Correlation of the C677T MTHFR genotype with homocysteine levels in children with sickle cell disease.

Recently, a mild to moderate elevation in the plasma homocysteine (Hcy) level has been found to be an important risk factor for stroke. Homozygosity for a common mutation (C677T) in the gene encoding for the enzyme methylenetetrahydrofolate reductase (MTHFR) involved in Hcy metabolism has been associated with increased levels of Hcy. To determine the role of hyperhomocysteinemia in the pathogenesis of stroke in children with sickle cell disease (SCD), Hcy levels and C677T MTHFR genotype were determined in 40 patients homozygous for hemoglobin SS and compared with 197 healthy children. Eleven of 40 patients with SCD had a history of stroke. The prevalence of homozygosity for the C677T MTHFR variant was 5% in the patients with SCD. The median Hcy level was 5.8 micromol/L in the patients versus 5.4 micromol/L in the controls (Fisher's, P > 0.05). There was no correlation of Hcy levels with the MTHFR genotype in patients with SCD. In patients with SCD and stroke, the median Hcy level was 4.8 micromol/L versus 6.0 micromol/L in those without stroke (P = 0.44, Mann-Whitney rank sum test). There was no difference in the proportion of patients with SCD with or without stroke who were homozygous for the C677T MTHFR mutation (0/11 versus 2/29; Fisher's, P = 1.000). In conclusion, this study failed to demonstrate an elevation in plasma Hcy levels in children with SCD compared with normal controls. Furthermore, hyperhomocysteinemia did not seem to be a significant factor in the pathogenesis of stroke in children with SCD.

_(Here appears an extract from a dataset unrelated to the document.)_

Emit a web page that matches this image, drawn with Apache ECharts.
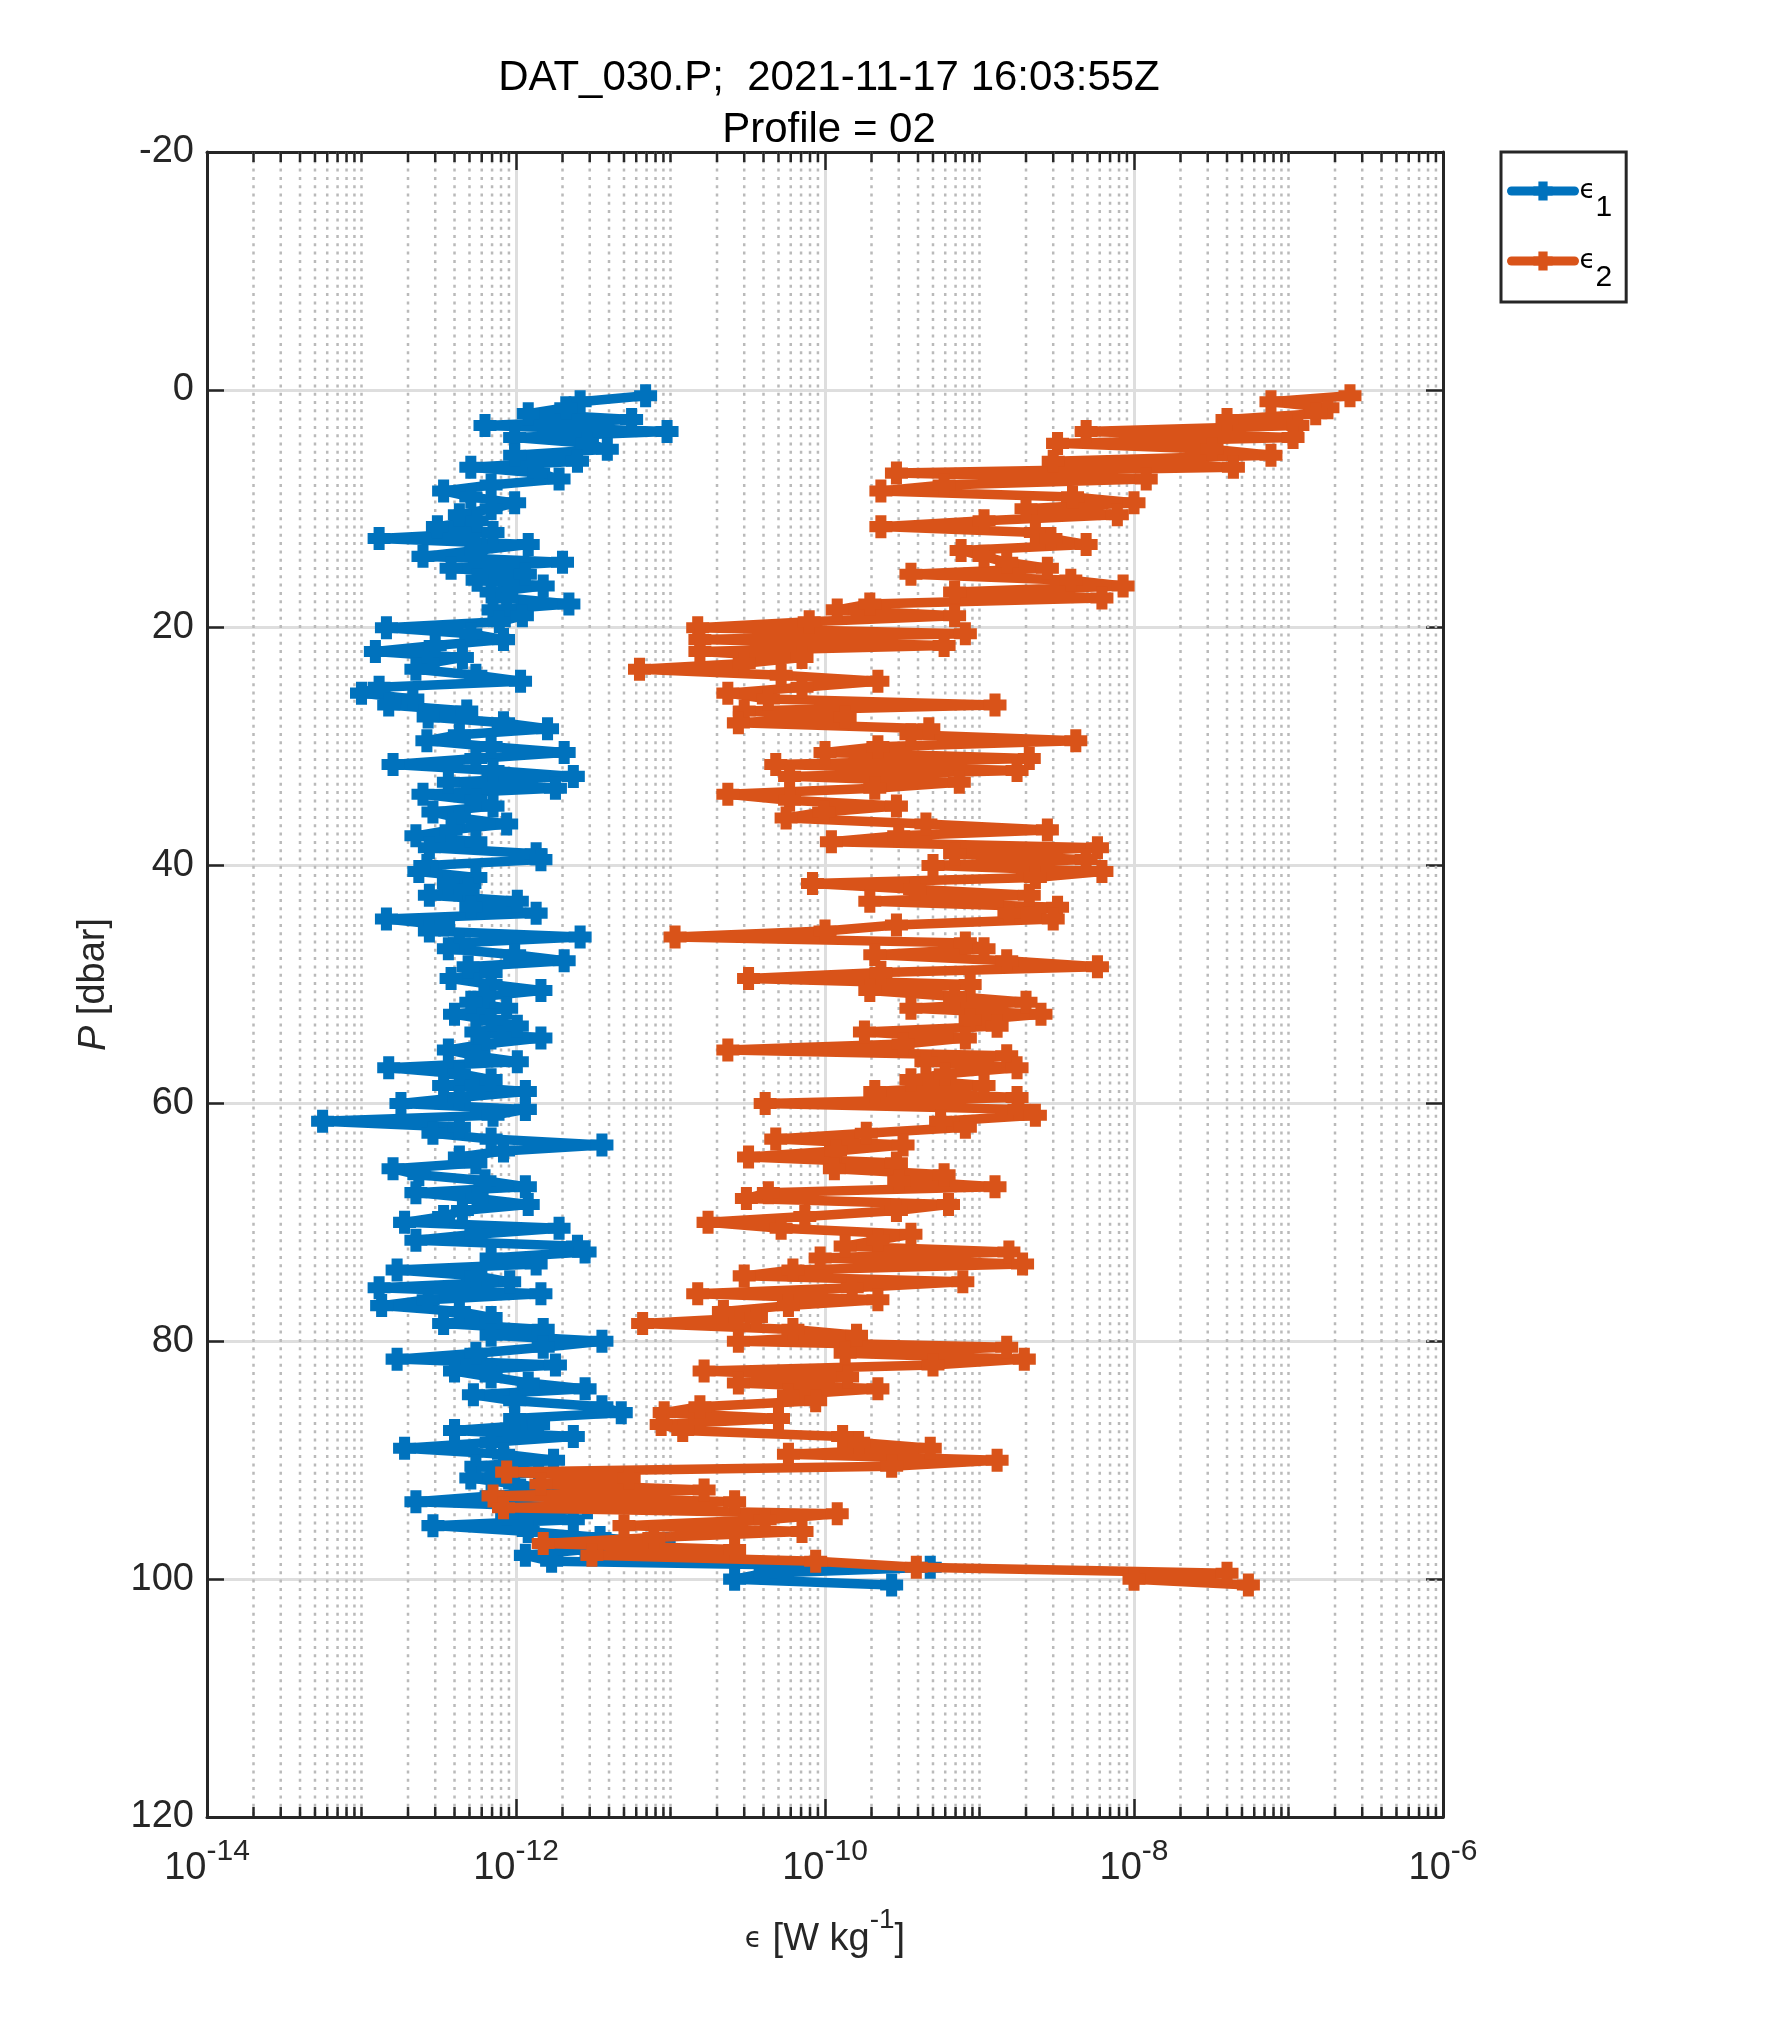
<!DOCTYPE html>
<html><head><meta charset="utf-8">
<script src="https://cdn.jsdelivr.net/npm/echarts@6/dist/echarts.min.js"></script>
<style>html,body{margin:0;padding:0;background:#fff}#c{width:1772px;height:2042px}</style>
</head><body><div id="c"></div>
<script>
// Pressure levels [dbar]
const pressure = [
 0.5,1,1.5,2,2.5,3,3.5,4,4.5,5,
 5.5,6,6.5,7,7.5,8,8.5,9,9.5,10,
 10.5,11,11.5,12,12.5,13,13.5,14,14.5,15,
 15.5,16,16.5,17,17.5,18,18.5,19,19.5,20,
 20.5,21,21.5,22,22.5,23,23.5,24,24.5,25,
 25.5,26,26.5,27,27.5,28,28.5,29,29.5,30,
 30.5,31,31.5,32,32.5,33,33.5,34,34.5,35,
 35.5,36,36.5,37,37.5,38,38.5,39,39.5,40,
 40.5,41,41.5,42,42.5,43,43.5,44,44.5,45,
 45.5,46,46.5,47,47.5,48,48.5,49,49.5,50,
 50.5,51,51.5,52,52.5,53,53.5,54,54.5,55,
 55.5,56,56.5,57,57.5,58,58.5,59,59.5,60,
 60.5,61,61.5,62,62.5,63,63.5,64,64.5,65,
 65.5,66,66.5,67,67.5,68,68.5,69,69.5,70,
 70.5,71,71.5,72,72.5,73,73.5,74,74.5,75,
 75.5,76,76.5,77,77.5,78,78.5,79,79.5,80,
 80.5,81,81.5,82,82.5,83,83.5,84,84.5,85,
 85.5,86,86.5,87,87.5,88,88.5,89,89.5,90,
 90.5,91,91.5,92,92.5,93,93.5,94,94.5,95,
 95.5,96,96.5,97,97.5,98,98.5,99,99.5,100,
 100.5
];
// epsilon 1 [W/kg]
const eps1 = [
 6.9e-12,2.6e-12,2.1e-12,1.2e-12,5.6e-12,6.3e-13,9.5e-12,9.8e-13,2.9e-12,3.9e-12,
 9.8e-13,2.5e-12,5.1e-13,1.4e-12,1.9e-12,6.9e-13,3.4e-13,5.1e-13,9.8e-13,6.9e-13,
 4.3e-13,5.6e-13,3.1e-13,7.1e-13,1.3e-13,1.2e-12,5.5e-13,2.5e-13,2.0e-12,3.8e-13,
 1.15e-12,5.6e-13,1.5e-12,6.9e-13,8.7e-13,2.2e-12,7.1e-13,1.1e-12,7.8e-13,1.45e-13,
 5.1e-13,8.3e-13,3.0e-13,1.23e-13,4.5e-13,2.7e-13,2.25e-13,5.5e-13,1.07e-12,1.3e-13,
 1.0e-13,2.15e-13,1.5e-13,4.8e-13,2.7e-13,8.3e-13,1.6e-12,4.3e-13,2.65e-13,6.9e-13,
 2.05e-12,5.5e-13,1.6e-13,7.1e-13,2.35e-12,3.65e-13,1.8e-12,2.5e-13,5.5e-13,7.1e-13,
 2.9e-13,4.3e-13,8.7e-13,3.8e-13,2.25e-13,5.5e-13,2.75e-13,1.35e-12,1.45e-12,2.65e-13,
 2.35e-13,5.5e-13,3.65e-13,4.9e-13,2.75e-13,1.02e-12,5.1e-13,1.35e-12,1.45e-13,3.4e-13,
 2.75e-13,2.6e-12,4.3e-13,3.65e-13,9.8e-13,2.05e-12,4.9e-13,6.9e-13,3.8e-13,6.9e-13,
 1.45e-12,6.2e-13,5.1e-13,8.7e-13,4.0e-13,6.9e-13,1.02e-12,5.5e-13,1.45e-12,6.3e-13,
 3.65e-13,5.5e-13,1.02e-12,1.5e-13,4.3e-13,6.9e-13,3.4e-13,1.15e-12,4.3e-13,1.8e-13,
 1.15e-12,7.1e-13,5.6e-14,4.3e-13,2.9e-13,6.9e-13,3.6e-12,8.3e-13,4.3e-13,5.5e-13,
 1.6e-13,2.35e-13,6.3e-13,1.15e-12,2.25e-13,5.6e-13,1.2e-12,4.5e-13,3.4e-13,1.9e-13,
 1.9e-12,5.5e-13,2.25e-13,2.5e-12,2.8e-12,6.9e-13,1.35e-12,1.7e-13,5.5e-13,9.1e-13,
 1.3e-13,1.45e-12,2.7e-13,1.35e-13,4.3e-13,6.9e-13,3.4e-13,1.5e-12,6.9e-13,3.6e-12,
 1.5e-12,5.5e-13,1.7e-13,1.8e-12,4.0e-13,6.9e-13,1.2e-12,2.8e-12,5.3e-13,9.8e-13,
 3.6e-12,4.8e-12,9.8e-13,1.4e-12,4.0e-13,2.35e-12,6.9e-13,1.9e-13,8.3e-13,1.75e-12,
 5.5e-13,1.4e-12,5.1e-13,9.8e-13,1.8e-12,6.9e-13,2.25e-13,2.9e-12,8.7e-13,2.35e-12,
 2.9e-13,1.2e-12,3.5e-12,9.1e-12,2.8e-12,1.15e-12,1.7e-12,4.8e-10,4.1e-11,2.6e-11,
 2.7e-10
];
// epsilon 2 [W/kg]
const eps2 = [
 2.5e-7,7.7e-8,1.8e-7,1.5e-7,4.0e-8,1.15e-7,4.9e-9,1.07e-7,3.2e-9,3.2e-8,
 7.7e-8,3.0e-9,4.4e-8,2.9e-10,1.2e-8,5.9e-10,2.3e-10,4.0e-9,1.0e-8,2.0e-9,
 7.8e-9,1.07e-9,2.3e-10,2.3e-9,2.9e-9,4.9e-9,7.6e-10,1.07e-9,1.5e-9,2.75e-9,
 3.6e-10,3.9e-9,8.5e-9,6.9e-10,6.2e-9,1.95e-10,1.2e-10,6.9e-10,7.9e-11,1.5e-11,
 8.1e-10,1.55e-11,5.9e-10,1.55e-11,7.1e-11,3.0e-11,6.3e-12,5.2e-11,2.2e-10,7.1e-11,
 2.35e-11,4.3e-11,1.26e-9,3.0e-11,1.35e-10,2.75e-11,4.7e-10,3.6e-10,4.2e-9,2.2e-10,
 1.0e-10,2.1e-9,4.8e-11,1.75e-9,5.9e-11,7.4e-10,2.1e-10,2.35e-11,5.9e-11,2.9e-10,
 9.8e-11,5.6e-11,4.5e-10,2.75e-9,3.0e-10,1.1e-10,5.8e-9,6.9e-10,4.9e-9,5.0e-10,
 6.2e-9,2.3e-9,8.3e-11,3.8e-10,2.1e-9,1.95e-10,3.2e-9,1.55e-9,3.0e-9,2.9e-10,
 1.0e-10,1.07e-11,8.1e-10,1.07e-9,2.1e-10,1.5e-9,5.8e-9,2.3e-10,3.2e-11,8.7e-10,
 1.95e-10,6.9e-10,2.0e-9,3.6e-10,2.5e-9,8.7e-10,1.3e-9,1.8e-10,8.1e-10,3.2e-10,
 2.35e-11,1.5e-9,4.5e-10,1.75e-9,6.0e-10,3.6e-10,1.07e-9,2.1e-10,1.75e-9,4.1e-11,
 1.8e-9,2.3e-9,5.6e-10,8.1e-10,1.85e-10,4.8e-11,3.2e-10,1.17e-10,3.2e-11,2.9e-10,
 1.15e-10,5.9e-10,3.0e-10,1.26e-9,4.3e-11,3.1e-11,6.3e-10,2.9e-10,7.4e-11,1.75e-11,
 5.2e-11,3.6e-10,2.2e-10,1.35e-10,1.55e-9,9.3e-11,1.9e-9,6.2e-11,3.0e-11,7.8e-10,
 1.5e-10,1.5e-11,2.2e-10,5.8e-11,2.2e-11,3.6e-11,6.6e-12,6.2e-11,1.6e-10,2.75e-11,
 1.5e-9,1.35e-10,1.95e-9,5.0e-10,1.65e-11,1.4e-10,2.75e-11,2.2e-10,5.8e-11,8.7e-11,
 1.55e-11,9.1e-12,5.0e-11,8.7e-12,1.2e-11,1.3e-10,1.65e-10,4.8e-10,5.8e-11,1.3e-9,
 2.7e-10,8.7e-13,5.4e-12,1.45e-12,1.65e-11,7.1e-13,2.6e-11,8.3e-13,1.2e-10,4.1e-11,
 5.0e-12,7.1e-11,7.8e-12,1.5e-12,2.6e-11,3.1e-12,8.7e-11,3.9e-10,4.0e-8,1.0e-8,
 5.5e-8
];
// Axis ticks
const xMajorExponents = [-14, -12, -10, -8, -6];
const yTickValues = [-20, 0, 20, 40, 60, 80, 100, 120];
const minorMultipliers = [1, 2, 3, 4, 5, 6, 7, 8, 9];

const FONT = '"Liberation Sans", Arial, Helvetica, sans-serif';
const AX = '#262626';
const BLUE = '#0072BD', ORANGE = '#D95319';
const PLUS = 'path://M2.6,0H7.4V2.6H10V7.4H7.4V10H2.6V7.4H0V2.6H2.6Z';

// minor log grid positions (k * 10^d), excluding labelled majors
const minorVals = [];
for (let d = xMajorExponents[0]; d < xMajorExponents[xMajorExponents.length - 1]; d++) {
  minorMultipliers.forEach(k => {
    if (k === 1 && xMajorExponents.indexOf(d) >= 0) return;
    minorVals.push(k * Math.pow(10, d));
  });
}

const chart = echarts.init(document.getElementById('c'), null, {renderer: 'canvas', width: 1772, height: 2042});

const xLabelRich = {
  b: {fontFamily: FONT, fontSize: 38, color: AX, lineHeight: 40},
  s: {fontFamily: FONT, fontSize: 30, color: AX, lineHeight: 30, padding: [0, 0, 34, 0]}
};
function xLabelFmt(v) {
  const e = Math.round(Math.log10(v));
  return '{b|10}{s|' + e + '}';
}

const option = {
  backgroundColor: '#ffffff',
  animation: false,
  title: {
    text: 'DAT_030.P;  2021-11-17 16:03:55Z\nProfile = 02',
    left: 824, top: 47, textAlign: 'center',
    textStyle: {fontFamily: FONT, fontSize: 42, fontWeight: 'normal', color: '#000', lineHeight: 52}
  },
  grid: {left: 207, top: 152, width: 1236, height: 1665, containLabel: false},
  legend: {
    orient: 'vertical', left: 1501, top: 152,
    padding: [7, 14, 9, 6], itemGap: 6, itemWidth: 63, itemHeight: 24,
    backgroundColor: '#fff', borderColor: AX, borderWidth: 3, borderRadius: 0,
    selectedMode: false,
    lineStyle: {width: 9},
    data: ['eps1', 'eps2'],
    formatter: name => name === 'eps1' ? '{e|\u03f5}{n|1}' : '{e|\u03f5}{n|2}',
    textStyle: {
      rich: {
        e: {fontFamily: '"DejaVu Sans", sans-serif', fontSize: 26, lineHeight: 26, color: '#000'},
        n: {fontFamily: FONT, fontSize: 30, lineHeight: 30, padding: [34, 0, 0, 0], color: '#000'}
      }
    }
  },
  xAxis: [{
    type: 'log', logBase: 10, min: 1e-14, max: 1e-6, interval: 2, position: 'bottom',
    axisLine: {show: true, onZero: false, lineStyle: {color: AX, width: 3}},
    axisTick: {show: true, inside: true, length: 18, lineStyle: {color: AX, width: 2.5}},
    axisLabel: {margin: 32, formatter: xLabelFmt, rich: xLabelRich},
    splitLine: {show: true, lineStyle: {color: '#dedede', width: 3}},
    minorTick: {show: false}, minorSplitLine: {show: false},
    name: '{e|\u03f5} [W kg{s|-1}]', nameLocation: 'middle', nameGap: 91,
    nameTextStyle: {
      fontFamily: FONT, fontSize: 38, color: AX,
      rich: {
        e: {fontFamily: '"DejaVu Sans", sans-serif', fontSize: 28, color: AX},
        s: {fontFamily: FONT, fontSize: 28, lineHeight: 28, color: AX, padding: [0, 0, 40, 0]}
      }
    }
  }, {
    type: 'log', logBase: 10, min: 1e-14, max: 1e-6, interval: 2, position: 'top',
    axisLine: {show: true, onZero: false, lineStyle: {color: AX, width: 3}},
    axisTick: {show: true, inside: true, length: 18, lineStyle: {color: AX, width: 2.5}},
    axisLabel: {show: false}, splitLine: {show: false}
  }],
  yAxis: [{
    type: 'value', inverse: true, min: yTickValues[0], max: yTickValues[yTickValues.length - 1], interval: 20,
    axisLine: {show: true, onZero: false, lineStyle: {color: AX, width: 3}},
    axisTick: {show: true, inside: true, length: 17, lineStyle: {color: AX, width: 2.5}},
    axisLabel: {margin: 13, fontFamily: FONT, fontSize: 38, color: AX},
    splitLine: {show: true, lineStyle: {color: '#dedede', width: 3}},
    name: '{i|P} [dbar]', nameLocation: 'middle', nameGap: 94, nameRotate: 90,
    nameTextStyle: {
      fontFamily: FONT, fontSize: 38, color: AX,
      rich: {i: {fontFamily: FONT, fontSize: 38, fontStyle: 'italic', color: AX}}
    }
  }, {
    type: 'value', inverse: true, min: yTickValues[0], max: yTickValues[yTickValues.length - 1], interval: 20, position: 'right',
    axisLine: {show: true, onZero: false, lineStyle: {color: AX, width: 3}},
    axisTick: {show: true, inside: true, length: 17, lineStyle: {color: AX, width: 2.5}},
    axisLabel: {show: false}, splitLine: {show: false}
  }],
  series: [{
    type: 'custom', name: 'minor', silent: true, z: 1, clip: false,
    xAxisIndex: 0, yAxisIndex: 0,
    data: minorVals.map(v => [v, 0]),
    encode: {x: 0, y: 1},
    renderItem: (params, api) => {
      const cs = params.coordSys;
      const x = api.coord([api.value(0), 0])[0];
      const top = cs.y, bot = cs.y + cs.height;
      return {type: 'group', children: [
        {type: 'line', shape: {x1: x, y1: top, x2: x, y2: bot}, style: {stroke: '#bababa', lineWidth: 2.5, lineDash: [3, 5.3]}},
        {type: 'line', shape: {x1: x, y1: bot, x2: x, y2: bot - 10}, style: {stroke: AX, lineWidth: 2.5}},
        {type: 'line', shape: {x1: x, y1: top, x2: x, y2: top + 10}, style: {stroke: AX, lineWidth: 2.5}}
      ]};
    }
  }, {
    type: 'line', name: 'eps1', xAxisIndex: 0, yAxisIndex: 0, z: 3,
    data: pressure.map((p, i) => [eps1[i], p]),
    symbol: PLUS, symbolSize: 23, showSymbol: true,
    lineStyle: {color: BLUE, width: 9.5, cap: 'round', join: 'round'},
    itemStyle: {color: BLUE},
    emphasis: {disabled: true}
  }, {
    type: 'line', name: 'eps2', xAxisIndex: 0, yAxisIndex: 0, z: 4,
    data: pressure.map((p, i) => [eps2[i], p]),
    symbol: PLUS, symbolSize: 23, showSymbol: true,
    lineStyle: {color: ORANGE, width: 9.5, cap: 'round', join: 'round'},
    itemStyle: {color: ORANGE},
    emphasis: {disabled: true}
  }]
};
chart.setOption(option);
</script>
</body></html>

The relationship of mutations in the MTHFR, prothrombin, and PAI-1 genes to plasma levels of homocysteine, prothrombin, and PAI-1 in children and adults.

Studies in adults have demonstrated that the genetic mutations C677T methylenetetrahydrofolate reductase (MTHFR), prothrombin 20210A, and the 4G polymorphism of the plasminogen activator inhibitor-1 (PAI-1) gene are associated with elevated plasma levels of homocysteine. prothrombin and PAI-1, respectively and with an increased risk of thrombosis. No similar data is available in children. Therefore, we assessed the relationship of plasma levels of homocysteine, prothrombin and PAI-1 with their respective mutations in 197 normal children, compared to 40 adults. By stepwise multiple regression, homocysteine was positively associated with age, PAI-1 activity was negatively associated with age, while PAI-1 antigen and prothrombin levels were associated with gender, being higher in girls than boys. When the genotypes were added to the regression model as additional explanatory variables, the MTHFR genotype accounted for 2.9% of the variance of homocysteine (p = 0.024), and the PAI-1 gene accounted for 2.7% of the variance of PAI-1 antigen levels (p = 0.023). Of children homozygous for the MTHFR mutation, 35% had homocysteine levels > or = the age-specific 95th percentile, compared to 2% heterozygotes and 5% wild type normals (p = 0.0001). The mean homocysteine level was higher in children homozygous for the MTHFR gene (8.4 micromol/1) than in heterozygotes (5.5 micromol/l), p <0.05. Of children homozygous for the 4G polymorphism of the PAI-1 gene, 19% had PAI-1 activity levels > or = the age-specific 95th percentile, compared to 2% of heterozygotes and 3% of wild type normals (p = 0.003). Studies of the incidence of the MTHFR, prothrombin, and PAI-1 4G/5G genotypes in children with thrombosis, when compared to these healthy normals, will provide evidence as to which of these genes are associated with thrombophilia.